- Born: 22 November 1963 (age 62) Zagreb, SR Croatia, Yugoslavia
- Occupations: General, politician, real estate developer
- Known for: Embezzlement, theft, abuse of office

= Vladimir Zagorec =

Croatian general and deputy defense minister

Vladimir Zagorec (born 22 November 1963) is a former Croatian general and former deputy defense minister. In 2008 he was arrested in Austria and extradited to Croatia for trial on charges of embezzlement while he was responsible for state arms procurement during the Yugoslav Wars. He was sentenced to seven years in jail.

==Early career==
Zagorec was born on 22 November 1963 in Zagreb, son of Rudolf Zagorec. He studied electrical engineering before starting a military career. On 4 August 1992 he was appointed lieutenant colonel. In 1993 he worked as chauffeur for Ivan Čermak, at that time Assistant Minister of Defense and chief logistician of the Croatian Army. Within a few months he had succeeded his boss in this position.

From 1994 to 2000 he was employed by the Croatian Ministry of Defence during the Yugoslav Wars. He was a confidant of the Croatian president Franjo Tuđman. He began buying equipment for the Croatian army. At that time the purchases of arms were clandestine due to a United Nations embargo, and no bills or receipts were prepared. He became head of the state-owned company Alan, which handled purchases of arms. Although he did not fight in the field, during his tenure he received many decorations and medals, more than any other general.

==Real estate==
After Tudjman died and the HDZ was defeated in the 2000 elections Zagorec had to leave all his positions. Zagorec moved to Austria in 2000, where he became involved in property development. In February 2004 his young son Tomislav was kidnapped in Zagreb, but was released soon after.
Zagorec's Molteh company was behind construction of the Cascade Centar, an upscale shopping mall in Zagreb that opened in 2009.
In 2007 Zagorec sold the company to the Czech-American group Ungelt/Spectrum. In 2008 his estimated wealth was €26 million.

In March 2010 Zagorec was on trial for unlawfully renovating a summer house that belonged to Antun Šporer, the former vice-president of the Zagreb City Assembly. In December 2011 he was acquitted, although Antun Šporer was sentenced to 18 months in prison.

A scandal broke in 2010 when it was alleged that officers of the Austrian Hypo Alpe-Adria-Bank International had made unguaranteed loans ostensibly for real estate purchases in which large amounts had disappeared. Liechtenstein's authorities blocked six of Zagorec's bank accounts during the investigation into possible money-laundering.
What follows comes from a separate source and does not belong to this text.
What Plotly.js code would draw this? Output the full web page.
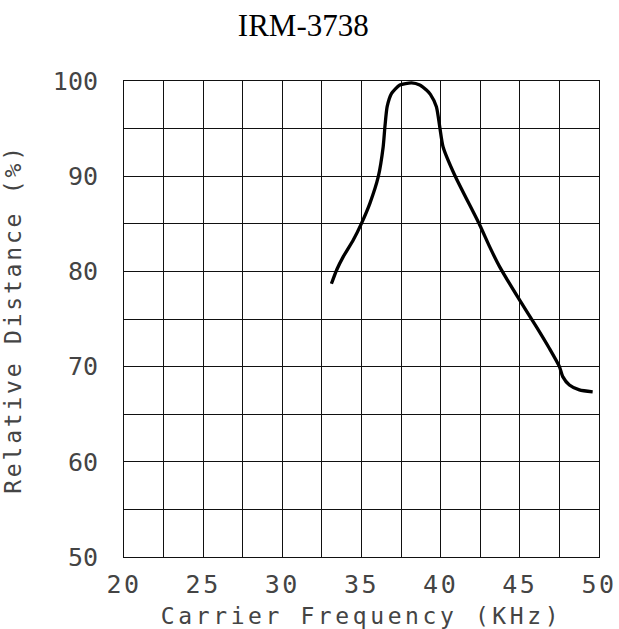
<!DOCTYPE html>
<html>
<head>
<meta charset="utf-8">
<script src="https://cdn.plot.ly/plotly-3.0.1.min.js"></script>
<style>
html,body{margin:0;padding:0;background:#fff;}
#chart{width:619px;height:629px;}
.xtick text{letter-spacing:2.5px;}
.xtitle{letter-spacing:3.6px;}
.ytitle{letter-spacing:2.8px;}
</style>
</head>
<body>
<div id="chart"></div>
<script>
// Data
const chartTitle = "IRM-3738";
const xAxisTitle = "Carrier Frequency (KHz)";
const yAxisTitle = "Relative Distance (%)";
const frequencyKHz = [33.1, 33.43, 33.85, 34.48, 35.0, 35.53, 36.06, 36.37, 36.48, 36.62, 36.9, 37.42, 38.16, 38.68, 39.1, 39.35, 39.73, 39.94, 40.15, 40.89, 42.46, 43.09, 43.72, 44.98, 46.04, 46.87, 47.5, 47.71, 48.13, 48.76, 49.6];
const relativeDistance = [78.7, 80.15, 81.55, 83.3, 85.05, 87.15, 89.95, 93.1, 95.2, 97.3, 98.7, 99.58, 99.8, 99.58, 99.05, 98.6, 97.3, 95.2, 93.1, 90.1, 84.9, 82.6, 80.5, 77.0, 74.2, 71.9, 70.0, 68.95, 68.07, 67.55, 67.35];
const xTickValues = [20, 25, 30, 35, 40, 45, 50];
const yTickValues = [50, 60, 70, 80, 90, 100];

const tickFont = {family: "DejaVu Sans Mono", size: 25, color: "#444"};
const axisTitleFont = {family: "DejaVu Sans Mono", size: 23, color: "#444"};

const trace = {
  x: frequencyKHz,
  y: relativeDistance,
  type: "scatter",
  mode: "lines",
  line: {color: "#000", width: 3.3, shape: "spline", smoothing: 0.6},
  hoverinfo: "skip"
};

const layout = {
  width: 619,
  height: 629,
  margin: {l: 123.5, r: 20, t: 81, b: 72, pad: 0},
  paper_bgcolor: "#fff",
  plot_bgcolor: "#fff",
  showlegend: false,
  title: {
    text: chartTitle,
    font: {family: "Liberation Serif", size: 31, color: "#000"},
    xref: "container", x: 0.49, xanchor: "center",
    yref: "container", y: 1 - 25/629, yanchor: "middle"
  },
  xaxis: {
    range: [20, 50],
    tickmode: "array",
    tickvals: xTickValues,
    ticktext: xTickValues.map(String),
    tickfont: tickFont,
    ticks: "",
    ticklabelstandoff: 5,
    showgrid: true,
    gridcolor: "#111",
    gridwidth: 1,
    minor: {dtick: 2.5, tick0: 20, showgrid: true, gridcolor: "#111", gridwidth: 1, ticks: ""},
    showline: true, linecolor: "#111", linewidth: 1, mirror: true,
    zeroline: false,
    automargin: false,
    fixedrange: true,
    title: {text: xAxisTitle, font: axisTitleFont, standoff: 10}
  },
  yaxis: {
    range: [50, 100],
    tickmode: "array",
    tickvals: yTickValues,
    ticktext: yTickValues.map(String),
    tickfont: tickFont,
    ticks: "",
    ticklabelstandoff: 20,
    showgrid: true,
    gridcolor: "#111",
    gridwidth: 1,
    minor: {dtick: 5, tick0: 50, showgrid: true, gridcolor: "#111", gridwidth: 1, ticks: ""},
    showline: true, linecolor: "#111", linewidth: 1, mirror: true,
    zeroline: false,
    automargin: false,
    fixedrange: true,
    title: {text: yAxisTitle, font: axisTitleFont, standoff: 26}
  }
};

Plotly.newPlot("chart", [trace], layout, {displayModeBar: false, staticPlot: true});
</script>
</body>
</html>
A trial began in March 2011. In October 2011 it was reported that the bank had recovered almost €60 million of loans it had advanced to Zagorec for Croatian real-estate development projects. €16.5 million was released from Liechtenstein banks accounts owned by Zagorec, and €43 million was returned by his Vienna-based Aktor real-estate company.

==Embezzlement conviction==
In March 2007, Zagorec was arrested in Vienna on an international warrant issued by Croatia in which he was accused of embezzlement when he was responsible for arms procurement. He was accused of stealing over €3.25 million while deputy minister of defense.
Zagorec was said to have received diamonds that he was to give to a weapons dealer as a deposit for an arms purchase, but that in fact he kept for himself. He fought a series of appeals up to the Supreme Court of Austria, but did not succeed. He was arrested on 26 September 2008 and held in custody prior to being extradited.

Zagorec was transferred to Zagreb in October 2008 for trial on charges of abuse of office and theft of jewels from the Defense ministry at the end of his term of office. The jewels were worth US$5 million. In March 2009 he was sentenced to seven years in jail by the Zagreb County Court.
In November 2009 the Supreme Court upheld the sentence and stripped him of his rank and decorations. In September 2010, Croatian President Ivo Josipović confirmed that Zagorec and former generals Branimir Glavaš and Mirko Norac had been stripped of their army rank. In June 2013, Zagorec was given a conditional release from prison and allowed to visit his family in Austria.